Maui is a leading whale-watching center due to humpback whales wintering in the sheltered 'Au'au Channel between the islands of Maui county. The whales migrate approximately 3,500 miles (5,600 km) from Alaskan waters each autumn and spend the winter months mating and birthing in the warm waters off Maui's coast.
The stacking of stones--one on top of the other--is not a traditional practice. Hawaiians did build ahu (altars) or cairns for ceremonial purposes and as markers, but they tended to be more substantial and carefully constructed. The rock piles that litter the beaches today were stacked by tourists to commemorate their visit to the island and are considered a form of graffiti by many native Hawaiians.

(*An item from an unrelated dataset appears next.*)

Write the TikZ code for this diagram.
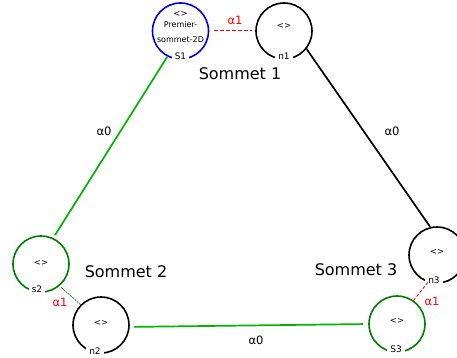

Dubbed "Science City," the Haleakalā High Altitude Observatory was erected in 1958 due to the optimal viewing conditions the shield volcano possesses, where a near-absence of light pollution, as well as the high-altitude air and the mountain's tremendous height, render it one of the most superb and valuable planetariums in the world.
Spanning 1.94 acres--over the length of a city block--and rising more than 60 feet in the air, Lahaina's famed banyan tree is a quarter of a mile in circumference and possesses 16 trunks, making it the largest banyan tree not only in Hawaii but also in the United States. The tree, called paniana in Hawaiian, was a mere 8-foot sapling when Lahaina's then-mayor William Owen Smith planted it in the heart of the village in 1873.
The Maui parrotbill or kiwikiu (Pseudonestor xanthophrys) is a species of Hawaiian honeycreeper that can only be found in 50 square kilometres of wet forests on the windward slopes of Haleakalā. The "kiwi" part of the name refers to the bird's sickle-shaped bill. "Kiu" has a double meaning, referring both to the bird's secretive ways and to a cold, chilly wind, such as the breezes in the bird's habitat.